For many, the day of the wedding is one to be memorialized for the rest of the participants’ natural lives. Effectively the jack-of-all trades within the production arm of the film industry, videographers are highly motivated individuals who are skilled in the capturing of footage, as well as editing and the basics of cinematography. The business model used by most Wedding Videographers is that of an independent contractor or proprietor of their own business.
As a combination camera operator and editor, the videographer is responsible for knowing about lighting and the aesthetics of shots, as well as for knowing how to operate editing software to optimize the shot beyond its actual reality to produce the perfection of memory that will be recalled decades in the future once the actual day of the event is long forgotten.
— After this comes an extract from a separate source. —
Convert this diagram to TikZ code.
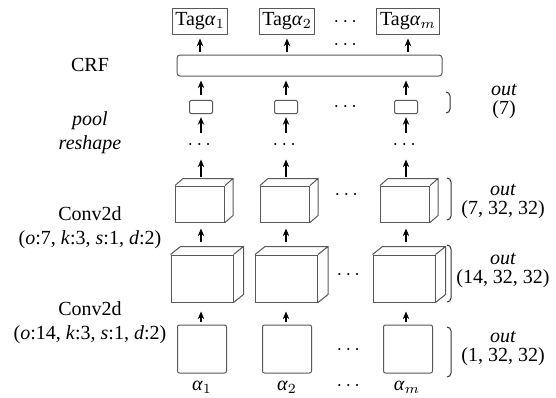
\documentclass[tikz,border=0pt]{standalone}
\usepackage{fontspec}
\setmainfont{Liberation Serif}
\usepackage{amsmath}
\usetikzlibrary{arrows.meta}

% top and side faces of a box drawn on a front node
\newcommand{\cubefaces}[3]{%
  \draw[boxline] (#1.north west) -- ++(#2,-#3) -- ([shift={(#2,-#3)}]#1.north east)
    -- ([shift={(#2,-#3)}]#1.south east) -- (#1.south east)
    (#1.north east) -- ++(#2,-#3);}
\newcommand{\al}[1]{\textit{α}$_{#1}$}

\begin{document}
\begin{tikzpicture}[x=0.5pt,y=-0.5pt,>={Stealth[length=3.8pt,width=3.2pt]},
  boxline/.style={draw=black!65,line width=0.5pt},
  tagbox/.style={boxline,inner sep=1.6pt,minimum height=13pt},
  crfbox/.style={boxline,rounded corners=1.5pt,minimum width=132.5pt,minimum height=10.5pt},
  poolbox/.style={boxline,rounded corners=1pt,minimum width=11.5pt,minimum height=5pt},
  smallcube/.style={boxline,minimum width=24.5pt,minimum height=18pt},
  bigcube/.style={boxline,minimum width=31pt,minimum height=23.5pt},
  inbox/.style={boxline,rounded corners=1pt,minimum width=24.5pt,minimum height=24pt},
  flow/.style={->,line width=0.6pt},
  side/.style={align=center,inner sep=0pt},
  size/.style={side,font=\fontsize{10}{9.5}\selectfont}]
  \useasboundingbox (0,0) rectangle (556,397);

  % output tags
  \node[tagbox] (tag1) at (200,21) {Tag\al{1}};
  \node[tagbox] (tag2) at (287,21) {Tag\al{2}};
  \node[tagbox] (tagm) at (408,21) {Tag\al{m}};
  \node (tdots) at (347,22) {$\cdots$};
  \node (tdots2) at (347,45) {$\cdots$};

  \node[crfbox] (crf) at (309.5,65.5) {};

  % pool + reshape
  \node[poolbox] (pool1) at (201,107) {};
  \node[poolbox] (pool2) at (286,107) {};
  \node[poolbox] (poolm) at (406,107) {};
  \node (pdots) at (347,107) {$\cdots$};

  \node (d1) at (201,145) {$\cdots$};
  \node (d2) at (286,145) {$\cdots$};
  \node (dm) at (406,145) {$\cdots$};

  % second conv output
  \node[smallcube] (ca1) at (200,204) {};
  \node[smallcube] (ca2) at (285,204) {};
  \node[smallcube] (cam) at (405,204) {};
  \cubefaces{ca1}{8}{7}
  \cubefaces{ca2}{8}{7}
  \cubefaces{cam}{8}{7}
  \node (cadots) at (348,195) {$\cdots$};

  % first conv output
  \node[bigcube] (cb1) at (202,278.5) {};
  \node[bigcube] (cb2) at (286.5,278.5) {};
  \node[bigcube] (cbm) at (404,278.5) {};
  \cubefaces{cb1}{10}{8}
  \cubefaces{cb2}{10}{8}
  \cubefaces{cbm}{10}{8}
  \node (cbdots) at (350,275) {$\cdots$};

  % inputs
  \node[inbox] (in1) at (202,349) {};
  \node[inbox] (in2) at (287,349) {};
  \node[inbox] (inm) at (408,349) {};
  \node (indots) at (350,350) {$\cdots$};

  \node (a1) at (202,387) {\al{1}};
  \node (a2) at (287,387) {\al{2}};
  \node (am) at (407,387) {\al{m}};
  \node (adots) at (350,386) {$\cdots$};

  % arrows
  \draw[flow,shorten <=1.5pt,shorten >=2pt] (crf.north -| tag1) -- (tag1);
  \draw[flow,shorten <=1.5pt,shorten >=2pt] (crf.north -| tag2) -- (tag2);
  \draw[flow,shorten <=1.5pt,shorten >=2pt] (crf.north -| tagm) -- (tagm);
  \draw[flow,shorten <=2.5pt,shorten >=2pt] (pool1) -- (pool1 |- crf.south);
  \draw[flow,shorten <=2.5pt,shorten >=2pt] (pool2) -- (pool2 |- crf.south);
  \draw[flow,shorten <=2.5pt,shorten >=2pt] (poolm) -- (poolm |- crf.south);
  \draw[flow,shorten <=0pt,shorten >=1.5pt] (d1) -- (pool1);
  \draw[flow,shorten <=0pt,shorten >=1.5pt] (d2) -- (pool2);
  \draw[flow,shorten <=0pt,shorten >=1.5pt] (dm) -- (poolm);
  \draw[flow,shorten >=1.5pt] ([yshift=4.5pt]ca1.north -| d1) -- (d1);
  \draw[flow,shorten >=1.5pt] ([yshift=4.5pt]ca2.north -| d2) -- (d2);
  \draw[flow,shorten >=1.5pt] ([yshift=4.5pt]cam.north -| dm) -- (dm);
  \draw[flow,shorten >=3pt] ([yshift=6.5pt]cb1.north -| d1) -- (ca1.south -| d1);
  \draw[flow,shorten >=3pt] ([yshift=6.5pt]cb2.north -| d2) -- (ca2.south -| d2);
  \draw[flow,shorten >=3pt] ([yshift=6.5pt]cbm.north -| dm) -- (cam.south -| dm);
  \draw[flow,shorten <=1.5pt,shorten >=4.5pt] (in1.north -| d1) -- (cb1.south -| d1);
  \draw[flow,shorten <=1.5pt,shorten >=4.5pt] (in2.north -| d2) -- (cb2.south -| d2);
  \draw[flow,shorten <=1.5pt,shorten >=4.5pt] (inm.north -| dm) -- (cbm.south -| dm);

  % left labels
  \node[side] (lcrf) at (90,65) {CRF};
  \node[side] (lpool) at (90,133) {\textit{pool}\\\textit{reshape}};
  \node[side] (lconva) at (90,228) {Conv2d\\(\textit{o}:7, \textit{k}:3, \textit{s}:1, \textit{d}:2)};
  \node[side] (lconvb) at (90,323) {Conv2d\\(\textit{o}:14, \textit{k}:3, \textit{s}:1, \textit{d}:2)};

  % right braces and sizes
  \draw[boxline,black!80] (446,92) to[out=0,in=90] (450,96) -- (450,109) to[out=-90,in=0] (446,113);
  \draw[boxline,black!80] (447,178) to[out=0,in=90] (451,182) -- (451,216) to[out=-90,in=0] (447,220);
  \draw[boxline,black!80] (447,245) to[out=0,in=90] (451,249) -- (451,298) to[out=-90,in=0] (447,302);
  \draw[boxline,black!80] (447,327) to[out=0,in=90] (451,331) -- (451,373) to[out=-90,in=0] (447,377);
  \node[size] (opool) at (504,101) {\textit{out}\\(7)};
  \node[size] (oca) at (503,201) {\textit{out}\\(7, 32, 32)};
  \node[size] (ocb) at (503,270) {\textit{out}\\(14, 32, 32)};
  \node[size] (oin) at (503,348) {\textit{out}\\(1, 32, 32)};
\end{tikzpicture}
\end{document}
As entrepreneurs, videographers must be experienced in the ways of business and have both the business acumen to maintain a stable business model while leveraging the people skills necessary to acquire new clients.
Wedding Videographer Education
As the owners of their own businesses, videographers are not technically beholden to any specific type of degree; however, it may be helpful to have Art & Design training, and perhaps Small Business Training. As camera operators and editors in the film industry at large find that they require 4-year degrees in fields that have to do with film, broadcasting, or technology, videographers are recommended to have such a degree or a corresponding amount of experience in order to compete.
As the owners of their own businesses, advancement really isn’t part of the equation for videographers. Over time, a successful videographer will gain a reputation and find sustaining a business to be easier than before. Further, a very successful and skilful videographer can gain the notoriety necessary to command higher rates than his peers.
There are two factors at work here driving the job growth of videographers. On a whole, the film production industry is poised to grow at a rate that is approximately one third the expected average for the American job market. The Bureau of Labor Statistics quotes a push by the film industry to consolidate its specialists into more generalized roles that resemble videographers as one of the primary engines behind this. That being said, as the videographer has already effectively gone through this consolidation, their corner of the industry should remain untouched by such pressures.
Further, the videographer tends to service private citizens instead of businesses that are still adjusting the way they operate in an effort to better survive the next economic downturn. Given the drive to record the big events in life, such as weddings and bar mitzvahs, is as powerful as ever, the profession can expect to grow at about the same rate as the population of the United States, thus making it a particularly safe profession for those who have the skills necessary to be successful in the current market.